[Start Material shown]

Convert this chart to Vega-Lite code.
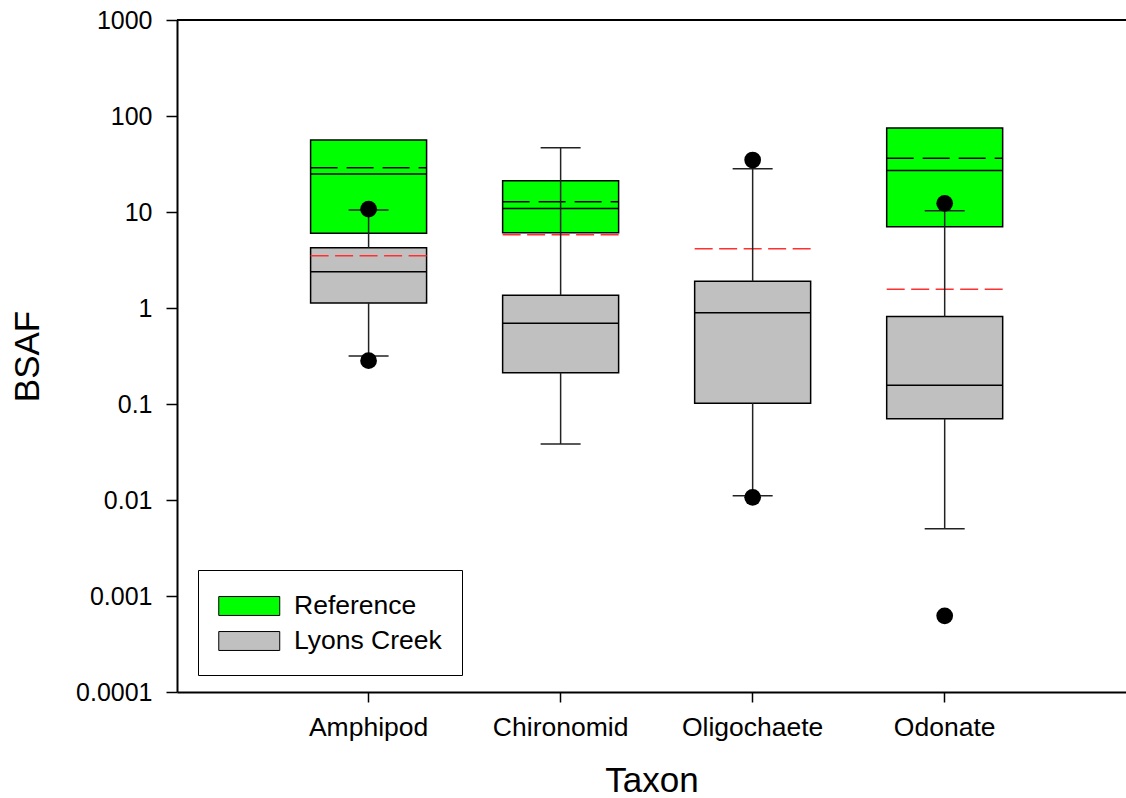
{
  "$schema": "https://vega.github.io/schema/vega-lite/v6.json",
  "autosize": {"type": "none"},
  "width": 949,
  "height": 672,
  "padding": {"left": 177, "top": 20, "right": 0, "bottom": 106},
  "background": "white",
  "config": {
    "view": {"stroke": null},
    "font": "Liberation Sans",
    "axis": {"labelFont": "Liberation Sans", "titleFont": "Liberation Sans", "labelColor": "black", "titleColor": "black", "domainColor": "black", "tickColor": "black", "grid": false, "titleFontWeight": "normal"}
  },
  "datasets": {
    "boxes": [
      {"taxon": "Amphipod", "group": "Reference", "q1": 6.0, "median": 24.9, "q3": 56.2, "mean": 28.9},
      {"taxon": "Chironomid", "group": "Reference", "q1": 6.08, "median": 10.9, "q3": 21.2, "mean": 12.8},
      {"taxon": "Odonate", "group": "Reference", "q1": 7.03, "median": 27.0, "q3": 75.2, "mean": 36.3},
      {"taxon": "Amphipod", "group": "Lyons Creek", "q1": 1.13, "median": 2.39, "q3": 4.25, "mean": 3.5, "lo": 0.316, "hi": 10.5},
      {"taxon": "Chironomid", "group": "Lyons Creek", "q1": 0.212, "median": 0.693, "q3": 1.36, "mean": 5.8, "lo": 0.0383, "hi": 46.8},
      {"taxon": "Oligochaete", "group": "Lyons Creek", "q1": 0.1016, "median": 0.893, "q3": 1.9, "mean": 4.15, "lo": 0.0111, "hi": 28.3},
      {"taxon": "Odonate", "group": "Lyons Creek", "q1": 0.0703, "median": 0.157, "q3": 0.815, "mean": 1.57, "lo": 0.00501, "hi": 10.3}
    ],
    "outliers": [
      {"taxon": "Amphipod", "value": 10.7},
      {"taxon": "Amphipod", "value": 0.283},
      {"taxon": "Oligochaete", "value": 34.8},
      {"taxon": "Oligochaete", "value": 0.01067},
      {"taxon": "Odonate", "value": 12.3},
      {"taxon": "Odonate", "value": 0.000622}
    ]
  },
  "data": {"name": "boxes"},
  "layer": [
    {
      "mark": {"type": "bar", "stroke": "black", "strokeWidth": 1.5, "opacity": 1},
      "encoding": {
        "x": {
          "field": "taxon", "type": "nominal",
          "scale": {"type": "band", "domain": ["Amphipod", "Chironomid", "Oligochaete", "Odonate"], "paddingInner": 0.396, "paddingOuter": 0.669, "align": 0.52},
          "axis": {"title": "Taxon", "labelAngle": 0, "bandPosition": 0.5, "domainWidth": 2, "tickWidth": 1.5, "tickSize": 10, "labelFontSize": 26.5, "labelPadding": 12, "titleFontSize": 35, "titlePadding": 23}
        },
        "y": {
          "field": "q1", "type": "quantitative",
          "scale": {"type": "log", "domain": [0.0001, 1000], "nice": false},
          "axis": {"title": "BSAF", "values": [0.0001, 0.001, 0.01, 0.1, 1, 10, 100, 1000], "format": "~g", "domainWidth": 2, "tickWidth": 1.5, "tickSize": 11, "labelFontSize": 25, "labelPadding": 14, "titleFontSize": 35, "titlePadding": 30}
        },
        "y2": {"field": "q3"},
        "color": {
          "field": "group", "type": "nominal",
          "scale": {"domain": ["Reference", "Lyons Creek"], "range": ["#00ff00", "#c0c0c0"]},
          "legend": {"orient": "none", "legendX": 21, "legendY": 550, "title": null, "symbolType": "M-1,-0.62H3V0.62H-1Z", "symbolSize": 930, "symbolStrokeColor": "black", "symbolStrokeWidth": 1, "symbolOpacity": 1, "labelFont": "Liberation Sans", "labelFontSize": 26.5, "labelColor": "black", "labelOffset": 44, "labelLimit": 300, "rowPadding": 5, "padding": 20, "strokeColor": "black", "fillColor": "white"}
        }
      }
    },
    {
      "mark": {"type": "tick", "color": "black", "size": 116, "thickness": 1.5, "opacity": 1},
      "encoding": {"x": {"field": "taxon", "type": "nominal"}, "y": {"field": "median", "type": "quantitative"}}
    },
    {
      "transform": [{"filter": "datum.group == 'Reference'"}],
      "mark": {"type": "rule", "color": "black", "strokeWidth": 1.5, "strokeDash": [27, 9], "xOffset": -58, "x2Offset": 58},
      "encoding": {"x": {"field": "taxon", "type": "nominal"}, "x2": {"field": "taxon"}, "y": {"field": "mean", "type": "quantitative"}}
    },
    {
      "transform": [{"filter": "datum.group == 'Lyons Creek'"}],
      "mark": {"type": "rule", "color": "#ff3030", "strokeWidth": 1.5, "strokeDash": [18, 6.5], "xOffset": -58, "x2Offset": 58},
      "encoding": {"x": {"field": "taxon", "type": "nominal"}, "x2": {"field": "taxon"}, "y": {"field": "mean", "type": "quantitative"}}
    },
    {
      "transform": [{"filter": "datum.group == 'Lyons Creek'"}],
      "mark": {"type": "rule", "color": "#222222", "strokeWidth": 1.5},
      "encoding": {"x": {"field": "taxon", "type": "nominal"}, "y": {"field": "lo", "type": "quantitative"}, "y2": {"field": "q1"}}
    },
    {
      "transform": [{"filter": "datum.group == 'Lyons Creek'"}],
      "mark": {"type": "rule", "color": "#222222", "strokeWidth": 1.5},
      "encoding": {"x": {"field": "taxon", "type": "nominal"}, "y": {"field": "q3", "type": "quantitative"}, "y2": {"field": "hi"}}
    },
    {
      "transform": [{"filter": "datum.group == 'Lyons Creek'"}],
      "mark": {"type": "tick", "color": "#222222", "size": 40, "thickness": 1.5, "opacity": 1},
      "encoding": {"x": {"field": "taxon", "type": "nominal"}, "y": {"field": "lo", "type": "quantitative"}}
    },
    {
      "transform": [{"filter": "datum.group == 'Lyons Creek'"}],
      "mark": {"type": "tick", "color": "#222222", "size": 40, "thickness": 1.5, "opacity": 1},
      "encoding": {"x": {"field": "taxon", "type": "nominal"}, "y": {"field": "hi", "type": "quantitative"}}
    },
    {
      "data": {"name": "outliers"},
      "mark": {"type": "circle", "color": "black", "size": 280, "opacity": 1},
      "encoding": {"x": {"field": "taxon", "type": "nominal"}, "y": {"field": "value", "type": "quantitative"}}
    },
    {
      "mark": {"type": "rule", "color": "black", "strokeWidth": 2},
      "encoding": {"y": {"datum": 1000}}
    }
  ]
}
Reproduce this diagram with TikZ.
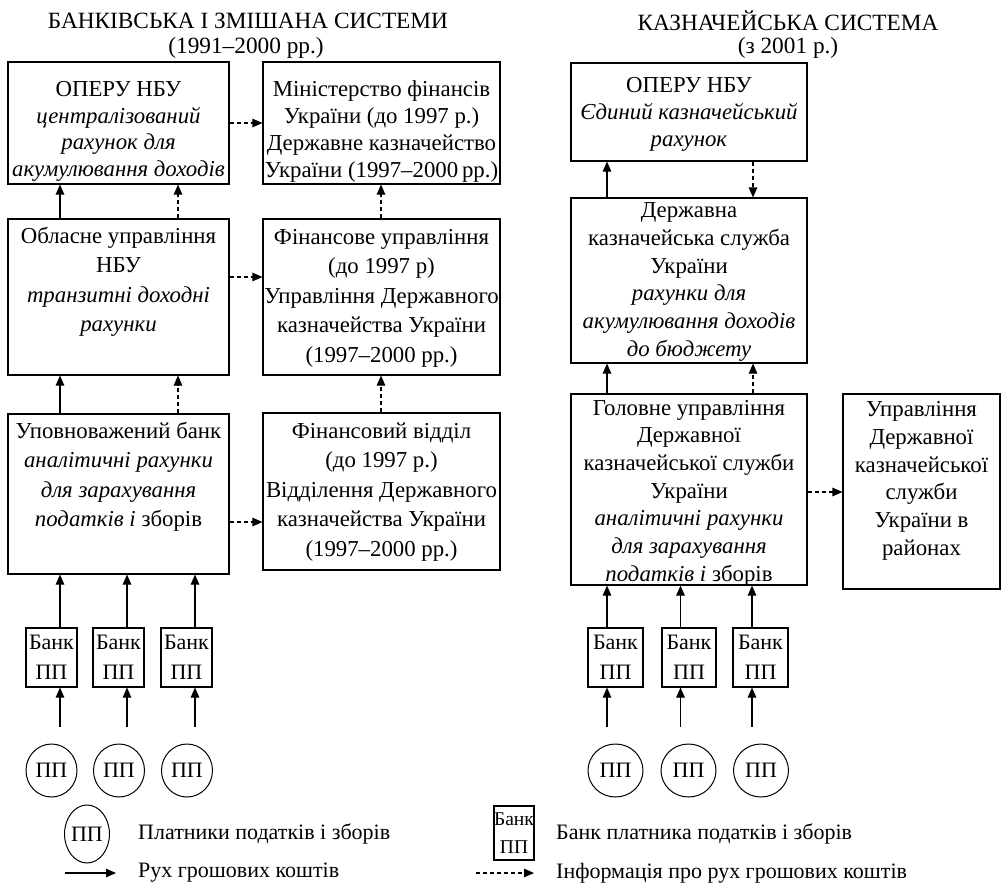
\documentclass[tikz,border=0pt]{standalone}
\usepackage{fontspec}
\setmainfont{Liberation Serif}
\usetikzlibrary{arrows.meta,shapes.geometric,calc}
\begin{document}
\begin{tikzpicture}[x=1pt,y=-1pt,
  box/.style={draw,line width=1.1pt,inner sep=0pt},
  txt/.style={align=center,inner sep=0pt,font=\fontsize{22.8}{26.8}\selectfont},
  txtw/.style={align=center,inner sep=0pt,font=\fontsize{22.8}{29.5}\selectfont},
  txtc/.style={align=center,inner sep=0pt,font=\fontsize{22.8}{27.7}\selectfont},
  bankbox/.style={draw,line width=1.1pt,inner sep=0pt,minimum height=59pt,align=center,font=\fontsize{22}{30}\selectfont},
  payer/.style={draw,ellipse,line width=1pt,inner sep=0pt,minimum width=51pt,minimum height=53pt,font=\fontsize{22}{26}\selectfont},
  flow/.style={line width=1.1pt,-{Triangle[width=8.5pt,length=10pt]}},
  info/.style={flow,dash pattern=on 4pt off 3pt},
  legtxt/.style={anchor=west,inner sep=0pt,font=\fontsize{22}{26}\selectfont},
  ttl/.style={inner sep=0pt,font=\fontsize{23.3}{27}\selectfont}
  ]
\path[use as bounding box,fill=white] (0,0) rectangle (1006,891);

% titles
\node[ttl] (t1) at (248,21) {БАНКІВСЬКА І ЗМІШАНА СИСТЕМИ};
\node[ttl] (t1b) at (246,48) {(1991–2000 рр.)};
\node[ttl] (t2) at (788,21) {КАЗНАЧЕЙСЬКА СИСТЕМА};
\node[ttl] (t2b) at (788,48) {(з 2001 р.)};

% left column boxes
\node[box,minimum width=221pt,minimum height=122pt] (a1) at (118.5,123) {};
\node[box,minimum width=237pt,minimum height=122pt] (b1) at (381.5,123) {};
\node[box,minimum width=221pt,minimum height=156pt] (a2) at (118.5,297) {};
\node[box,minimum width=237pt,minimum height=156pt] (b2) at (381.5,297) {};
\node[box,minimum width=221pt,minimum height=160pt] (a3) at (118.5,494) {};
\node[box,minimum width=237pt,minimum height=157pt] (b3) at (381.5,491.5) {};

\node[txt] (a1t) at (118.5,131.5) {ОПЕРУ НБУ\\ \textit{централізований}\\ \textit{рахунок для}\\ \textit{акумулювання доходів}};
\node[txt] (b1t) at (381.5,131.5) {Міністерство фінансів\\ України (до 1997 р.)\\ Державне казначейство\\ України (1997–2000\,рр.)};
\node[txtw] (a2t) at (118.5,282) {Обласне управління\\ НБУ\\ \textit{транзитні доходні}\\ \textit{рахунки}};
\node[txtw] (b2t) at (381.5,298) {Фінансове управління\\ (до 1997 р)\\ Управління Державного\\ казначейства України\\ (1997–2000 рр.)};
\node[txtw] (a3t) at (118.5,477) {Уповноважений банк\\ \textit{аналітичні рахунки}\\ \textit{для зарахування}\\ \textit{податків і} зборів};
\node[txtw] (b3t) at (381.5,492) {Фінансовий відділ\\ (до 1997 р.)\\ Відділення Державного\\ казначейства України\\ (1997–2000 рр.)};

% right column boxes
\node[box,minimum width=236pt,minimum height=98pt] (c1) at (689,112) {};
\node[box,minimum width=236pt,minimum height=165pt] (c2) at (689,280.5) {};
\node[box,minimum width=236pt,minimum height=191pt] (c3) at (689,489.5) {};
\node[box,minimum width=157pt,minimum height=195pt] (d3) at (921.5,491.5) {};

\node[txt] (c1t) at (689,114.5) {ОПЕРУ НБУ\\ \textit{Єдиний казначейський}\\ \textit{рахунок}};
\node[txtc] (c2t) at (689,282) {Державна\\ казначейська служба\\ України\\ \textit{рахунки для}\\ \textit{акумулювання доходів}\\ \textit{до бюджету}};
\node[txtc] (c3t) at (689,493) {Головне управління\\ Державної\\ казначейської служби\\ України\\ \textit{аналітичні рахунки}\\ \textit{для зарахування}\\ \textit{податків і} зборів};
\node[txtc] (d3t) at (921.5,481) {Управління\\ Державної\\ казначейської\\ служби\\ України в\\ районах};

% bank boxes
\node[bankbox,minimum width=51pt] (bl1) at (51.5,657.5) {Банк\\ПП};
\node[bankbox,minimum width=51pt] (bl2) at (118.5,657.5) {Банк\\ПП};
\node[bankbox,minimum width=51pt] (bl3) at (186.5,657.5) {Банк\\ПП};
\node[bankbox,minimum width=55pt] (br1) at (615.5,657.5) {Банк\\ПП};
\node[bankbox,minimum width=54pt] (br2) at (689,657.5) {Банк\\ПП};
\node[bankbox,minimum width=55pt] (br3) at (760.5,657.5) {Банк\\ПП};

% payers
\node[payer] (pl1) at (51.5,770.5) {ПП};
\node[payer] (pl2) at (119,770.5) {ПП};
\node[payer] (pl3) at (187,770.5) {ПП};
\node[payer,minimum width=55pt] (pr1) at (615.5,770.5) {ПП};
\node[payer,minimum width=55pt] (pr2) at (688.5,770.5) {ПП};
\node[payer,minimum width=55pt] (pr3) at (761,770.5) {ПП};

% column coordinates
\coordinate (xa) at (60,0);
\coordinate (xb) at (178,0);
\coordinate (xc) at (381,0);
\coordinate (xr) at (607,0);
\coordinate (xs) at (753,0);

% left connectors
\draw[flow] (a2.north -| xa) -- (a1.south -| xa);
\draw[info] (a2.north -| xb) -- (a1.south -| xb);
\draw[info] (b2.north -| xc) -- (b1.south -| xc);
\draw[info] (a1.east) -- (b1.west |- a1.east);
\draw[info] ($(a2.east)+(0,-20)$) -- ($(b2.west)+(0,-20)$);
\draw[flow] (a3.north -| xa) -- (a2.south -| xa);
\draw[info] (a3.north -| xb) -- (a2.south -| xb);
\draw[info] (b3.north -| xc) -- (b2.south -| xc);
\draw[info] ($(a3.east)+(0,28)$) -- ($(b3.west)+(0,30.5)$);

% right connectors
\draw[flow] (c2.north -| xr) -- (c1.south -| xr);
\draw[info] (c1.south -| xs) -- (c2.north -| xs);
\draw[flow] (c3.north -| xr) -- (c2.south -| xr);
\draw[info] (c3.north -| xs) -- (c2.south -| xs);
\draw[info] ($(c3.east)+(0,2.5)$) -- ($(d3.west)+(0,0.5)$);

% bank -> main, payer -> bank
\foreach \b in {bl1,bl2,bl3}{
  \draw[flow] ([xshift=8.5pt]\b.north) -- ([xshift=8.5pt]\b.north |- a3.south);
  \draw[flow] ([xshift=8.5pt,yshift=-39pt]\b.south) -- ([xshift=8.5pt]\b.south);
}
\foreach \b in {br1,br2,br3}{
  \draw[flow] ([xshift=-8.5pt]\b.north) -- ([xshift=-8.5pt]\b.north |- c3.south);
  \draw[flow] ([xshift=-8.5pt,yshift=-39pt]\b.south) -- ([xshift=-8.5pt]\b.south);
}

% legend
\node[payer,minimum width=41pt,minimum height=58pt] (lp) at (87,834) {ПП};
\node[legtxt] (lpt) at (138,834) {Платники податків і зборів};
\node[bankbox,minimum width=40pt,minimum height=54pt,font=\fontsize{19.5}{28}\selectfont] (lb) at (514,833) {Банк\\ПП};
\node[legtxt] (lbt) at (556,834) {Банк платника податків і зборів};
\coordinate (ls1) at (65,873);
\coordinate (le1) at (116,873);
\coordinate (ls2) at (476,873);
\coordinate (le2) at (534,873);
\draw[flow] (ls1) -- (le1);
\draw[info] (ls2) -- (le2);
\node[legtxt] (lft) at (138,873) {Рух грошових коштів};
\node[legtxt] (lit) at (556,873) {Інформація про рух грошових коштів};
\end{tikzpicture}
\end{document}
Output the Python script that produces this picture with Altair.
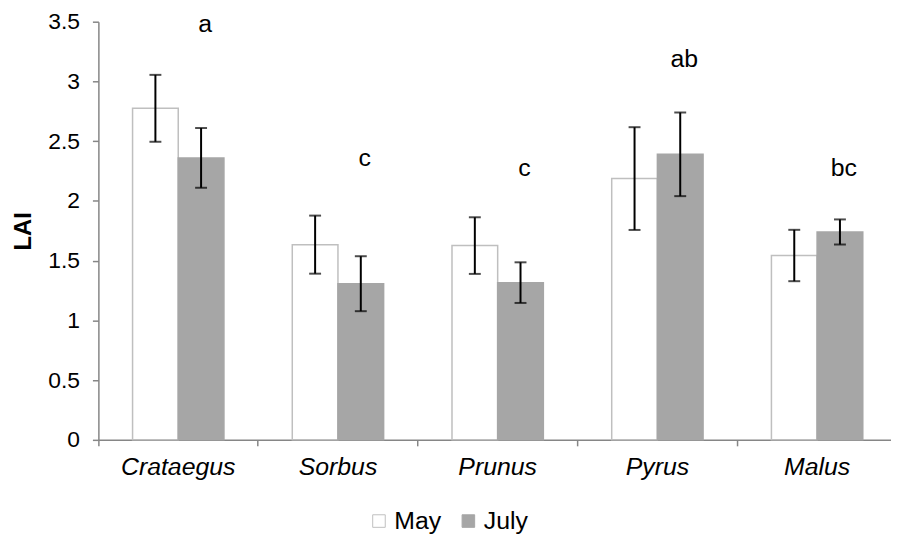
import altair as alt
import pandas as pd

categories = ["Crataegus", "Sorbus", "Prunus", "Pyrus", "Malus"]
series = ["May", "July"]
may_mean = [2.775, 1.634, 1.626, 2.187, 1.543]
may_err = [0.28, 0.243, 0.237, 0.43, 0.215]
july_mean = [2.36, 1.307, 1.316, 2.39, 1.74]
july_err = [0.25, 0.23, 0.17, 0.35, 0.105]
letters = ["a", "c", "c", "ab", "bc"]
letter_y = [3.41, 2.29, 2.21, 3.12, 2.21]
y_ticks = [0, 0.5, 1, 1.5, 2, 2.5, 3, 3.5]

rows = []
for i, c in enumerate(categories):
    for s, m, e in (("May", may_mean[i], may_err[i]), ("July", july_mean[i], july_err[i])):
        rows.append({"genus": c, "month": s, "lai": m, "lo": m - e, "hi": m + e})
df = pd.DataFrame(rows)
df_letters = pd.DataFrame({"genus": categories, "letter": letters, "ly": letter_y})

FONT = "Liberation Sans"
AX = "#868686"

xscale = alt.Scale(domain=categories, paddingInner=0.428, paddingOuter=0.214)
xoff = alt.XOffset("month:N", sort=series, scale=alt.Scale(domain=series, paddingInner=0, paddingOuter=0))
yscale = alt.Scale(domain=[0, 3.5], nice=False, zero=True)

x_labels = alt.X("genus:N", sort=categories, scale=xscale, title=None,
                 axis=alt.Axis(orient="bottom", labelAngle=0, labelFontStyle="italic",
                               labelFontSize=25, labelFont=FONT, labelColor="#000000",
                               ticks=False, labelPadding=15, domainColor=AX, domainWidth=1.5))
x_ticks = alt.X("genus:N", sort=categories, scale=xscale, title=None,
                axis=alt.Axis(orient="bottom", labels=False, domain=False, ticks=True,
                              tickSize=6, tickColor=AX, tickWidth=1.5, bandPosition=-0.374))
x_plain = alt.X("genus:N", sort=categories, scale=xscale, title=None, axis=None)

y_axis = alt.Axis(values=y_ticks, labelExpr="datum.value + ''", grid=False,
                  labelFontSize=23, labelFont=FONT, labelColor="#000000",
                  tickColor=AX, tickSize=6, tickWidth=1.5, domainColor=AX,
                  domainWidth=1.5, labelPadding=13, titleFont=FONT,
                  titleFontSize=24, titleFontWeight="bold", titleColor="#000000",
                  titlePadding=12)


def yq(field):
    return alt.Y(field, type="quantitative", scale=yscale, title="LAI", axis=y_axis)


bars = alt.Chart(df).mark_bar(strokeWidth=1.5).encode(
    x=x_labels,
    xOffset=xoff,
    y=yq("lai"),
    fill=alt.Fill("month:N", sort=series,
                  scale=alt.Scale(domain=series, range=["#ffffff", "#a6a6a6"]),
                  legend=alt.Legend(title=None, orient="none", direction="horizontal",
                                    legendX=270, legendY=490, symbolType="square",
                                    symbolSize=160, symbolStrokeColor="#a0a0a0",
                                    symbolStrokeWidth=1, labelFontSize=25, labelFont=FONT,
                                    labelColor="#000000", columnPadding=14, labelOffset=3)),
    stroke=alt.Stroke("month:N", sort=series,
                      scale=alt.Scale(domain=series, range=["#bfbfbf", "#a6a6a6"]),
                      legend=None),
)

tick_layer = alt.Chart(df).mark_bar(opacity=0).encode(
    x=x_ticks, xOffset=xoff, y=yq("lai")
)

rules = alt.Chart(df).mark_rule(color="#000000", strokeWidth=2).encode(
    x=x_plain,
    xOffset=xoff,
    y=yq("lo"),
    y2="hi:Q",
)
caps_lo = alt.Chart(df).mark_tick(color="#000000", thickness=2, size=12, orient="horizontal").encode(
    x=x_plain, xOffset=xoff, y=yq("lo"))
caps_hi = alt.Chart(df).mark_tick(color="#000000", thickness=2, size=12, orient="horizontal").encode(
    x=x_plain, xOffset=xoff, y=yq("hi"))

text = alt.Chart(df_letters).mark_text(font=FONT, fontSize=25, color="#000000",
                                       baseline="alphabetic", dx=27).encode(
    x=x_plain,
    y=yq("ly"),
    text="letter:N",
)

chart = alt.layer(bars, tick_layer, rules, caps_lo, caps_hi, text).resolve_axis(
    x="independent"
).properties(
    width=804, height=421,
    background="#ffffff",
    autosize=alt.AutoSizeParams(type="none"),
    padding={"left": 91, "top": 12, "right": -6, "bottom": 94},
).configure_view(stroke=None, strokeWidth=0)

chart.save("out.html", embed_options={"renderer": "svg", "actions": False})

[End Material shown]

Goal: Extract the part of the records that opens with the line containing "Output the Python" and closes with the line containing "import pandas as pd". Take only those lines, exactly, and no pictures.

Output:
Output the Python script that produces this picture with Altair.
import altair as alt
import pandas as pd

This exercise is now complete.